El salmo 73 escrito por Asaf, es un salmo que nos narra algo muy parecido a lo que vivimos hoy en día. En el inicio del mismo, el escritor confiesa que casi resbalan sus pies al observar cómo los malos prosperaban sin recibir castigo. Al ver a los impíos llenarse de riquezas mientras él, siendo justo, atravesaba dificultades, su corazón se llenó de envidia y confusión. ¿A cuántos de nosotros no nos ha pasado lo mismo? Miramos alrededor y pareciera que quienes viven lejos de Dios disfrutan de abundancia y éxito, mientras los que buscan agradarle enfrentan luchas y pruebas constantes.

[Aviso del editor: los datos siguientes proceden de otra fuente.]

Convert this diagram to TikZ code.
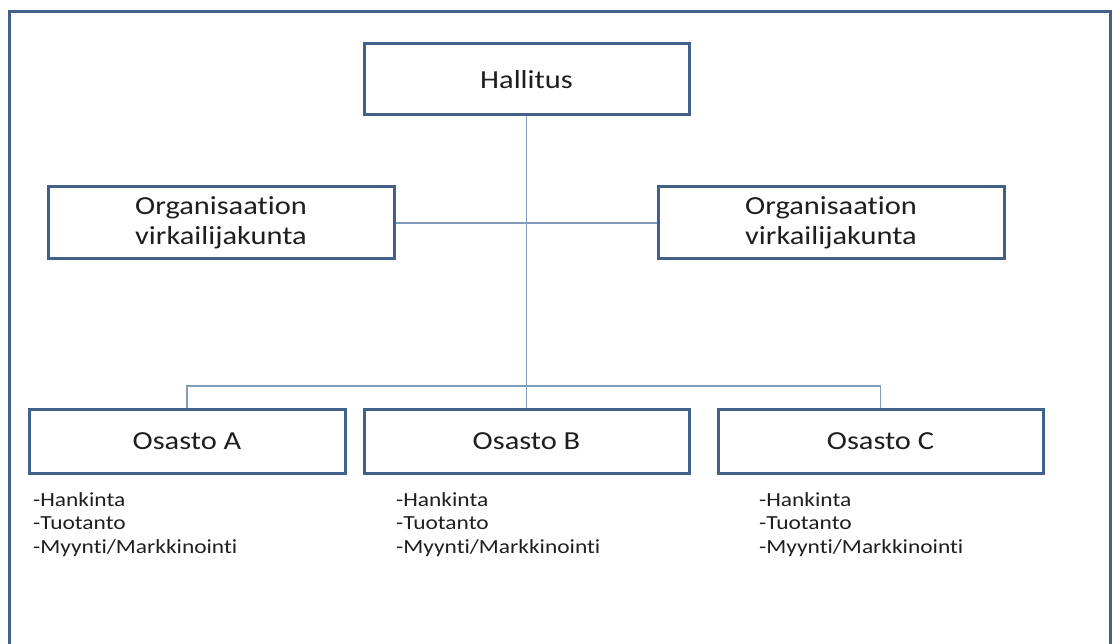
\documentclass[tikz,border=0pt]{standalone}
\usepackage{fontspec}
\setmainfont{Carlito}[FakeStretch=1.17, Ligatures=NoCommon]
\definecolor{boxline}{HTML}{41618A}
\definecolor{linkline}{HTML}{7F9CB8}
\definecolor{inktext}{HTML}{1E1E1E}
\begin{document}
\begin{tikzpicture}[x=1pt,y=-1pt,
  unit/.style={draw=boxline, line width=3pt, fill=white, inner sep=0pt,
    text=inktext, align=center, font=\fontsize{26}{30}\selectfont},
  dept/.style={unit, minimum width=325pt, minimum height=63pt},
  duties/.style={anchor=base west, inner sep=0pt, align=left, text=inktext,
    font=\fontsize{20}{23.5}\selectfont},
  link/.style={draw=linkline, line width=1.2pt}]
\useasboundingbox (0,0) rectangle (1112,644);
% outer frame, open at the bottom edge
\draw[boxline, line width=3pt] (9,650) -- (9,12) -- (1110,12) -- (1110,650);

% top level
\node[unit, minimum width=325pt, minimum height=71pt] (hall) at (526.5,79.5) {Hallitus};
\node[unit, minimum width=346pt, minimum height=72pt] (orgl) at (221,223) {Organisaation\\virkailijakunta};
\node[unit, minimum width=346pt, minimum height=72pt] (orgr) at (831,223) {Organisaation\\virkailijakunta};

% departments
\node[dept, minimum width=316pt] (depa) at (187,441.5) {Osasto A};
\node[dept] (depb) at (526.5,441.5) {Osasto B};
\node[dept] (depc) at (880.5,441.5) {Osasto C};

% department duties (anchored on the baseline of the last line)
\node[duties] (dutya) at (33,553) {-Hankinta\\-Tuotanto\\-Myynti/Markkinointi};
\node[duties] (dutyb) at (396,553) {-Hankinta\\-Tuotanto\\-Myynti/Markkinointi};
\node[duties] (dutyc) at (759,553) {-Hankinta\\-Tuotanto\\-Myynti/Markkinointi};

% connectors
\coordinate (busa) at (187,386);
\coordinate (busc) at (880.5,386);
\draw[link] (hall.south) -- (depb.north);
\draw[link] (orgl.east) -- (orgr.west);
\draw[link] (depa.north) -- (busa) -- (busc) -- (depc.north);
\end{tikzpicture}
\end{document}
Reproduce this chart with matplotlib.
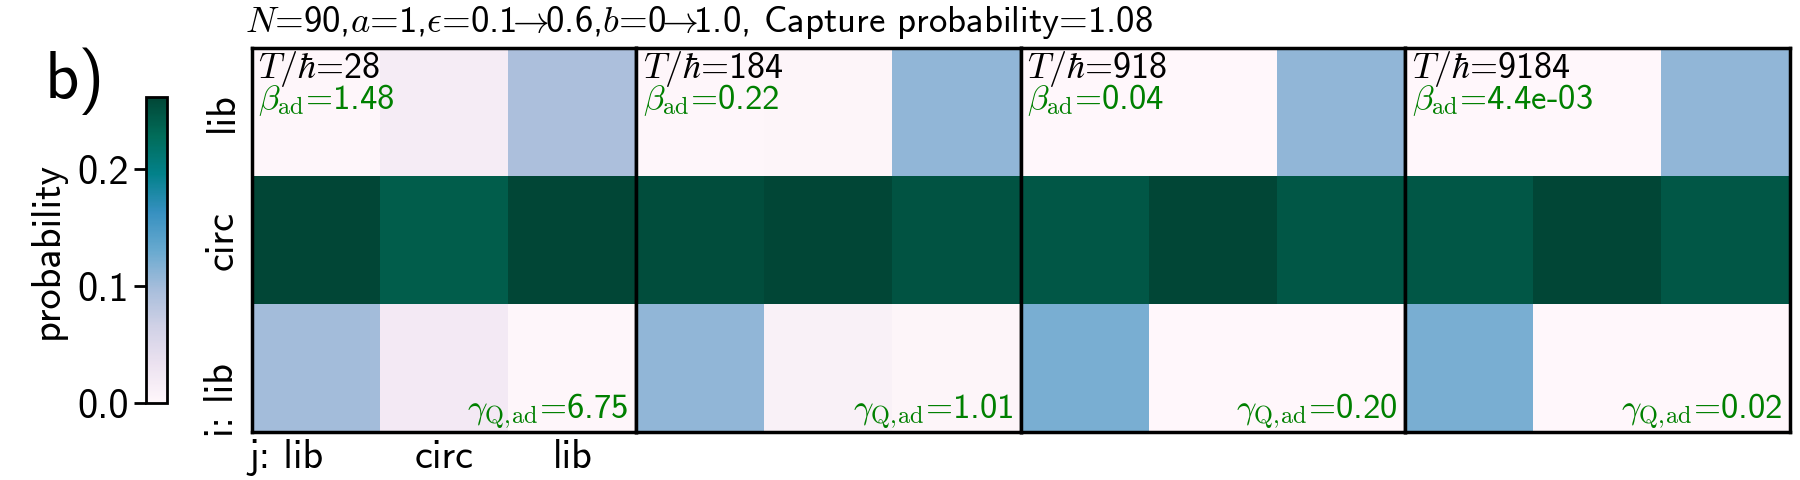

Asaf describe que los malvados vivían con orgullo, sin preocupaciones aparentes, y que todo lo que hacían parecía salirles bien. Esa visión le produjo un fuerte conflicto interno. En su corazón se preguntaba si en verdad valía la pena guardar pureza y ser fiel al Señor. Esta lucha refleja la realidad de muchos creyentes que, en su caminar diario, llegan a pensar que seguir a Dios solo les trae sufrimiento mientras los demás prosperan en su maldad.
A lo largo del capítulo, Asaf continúa relatando cómo los justos eran azotados cada día, mientras los impíos disfrutaban de placeres y riquezas. Esta tensión espiritual creció hasta que él tomó una decisión clave: entrar en el santuario del Señor. Fue en ese lugar de encuentro con Dios donde recibió claridad. Comprendió que aunque los impíos prosperen momentáneamente, su final será triste y desastroso. Su destino no es eterno gozo, sino separación y juicio.
Este giro en la narrativa nos enseña una lección profunda: la perspectiva cambia cuando miramos las cosas desde la eternidad y no desde lo inmediato. Los ojos de Asaf, que antes estaban nublados por la envidia, se abrieron al considerar la realidad del juicio de Dios y la esperanza de los justos. Allí entendió que lo verdaderamente valioso no es la prosperidad temporal, sino la comunión eterna con el Señor.
Por eso, al final de este salmo, Asaf expresa con convicción:
25 ¿A quién tengo yo en los cielos sino a ti? Y fuera de ti nada deseo en la tierra.
26 Mi carne y mi corazón desfallecen; Mas la roca de mi corazón y mi porción es Dios para siempre.
27 Porque he aquí, los que se alejan de ti perecerán; Tú destruirás a todo aquel que de ti se aparta.
28 Pero en cuanto a mí, el acercarme a Dios es el bien; He puesto en Jehová el Señor mi esperanza, Para contar todas tus obras.Salmo 73:25-28
Estas palabras muestran una fe renovada y un corazón que ha encontrado verdadera satisfacción en Dios. Asaf reconoce que nada en este mundo puede compararse con tener al Señor. Aunque la carne desfallezca y el corazón se debilite, Dios sigue siendo la roca y la porción eterna de los suyos. Aquí encontramos la clave de la vida cristiana: nuestra herencia no es la riqueza terrenal, sino la presencia de Dios y Su salvación eterna.
Cuando pases por tribulaciones y veas a otros prosperar en medio de su maldad, recuerda que nuestro tesoro no está en lo visible. Tenemos uno en los cielos que vela por nosotros. ¿Para qué desear las cosas de este mundo que son pasajeras y engañosas? Aunque nuestra carne y corazón desfallezcan, nuestra porción es el Dios vivo para siempre. El salmo nos advierte que los que se apartan del Señor al final perecerán, aunque por un tiempo parezcan exitosos y fuertes.
Por el contrario, el acercarnos a Dios es lo mejor que podemos hacer. En Él debe estar depositada nuestra confianza. Si alguna vez pensaste, como Asaf, que era mejor apartarse porque los malos prosperan, recuerda que su final será amargo y terrible. El camino de los justos puede estar lleno de pruebas, pero su final es glorioso. Hemos recibido la promesa de una herencia incorruptible, una morada celestial y una eternidad con Cristo. Eso es infinitamente superior a cualquier ganancia pasajera.
Conclusión: El salmo 73 nos enseña que la prosperidad del impío es temporal, pero la porción del justo es eterna. Aunque hoy no comprendamos todo, debemos confiar en que Dios es justo y que Él tiene un plan perfecto para nuestras vidas. No envidiemos a quienes prosperan en el pecado; más bien, acerquémonos a Dios, porque esa es nuestra verdadera riqueza. Como dijo Asaf: “El acercarme a Dios es el bien”. Que esa sea también nuestra declaración de fe cada día.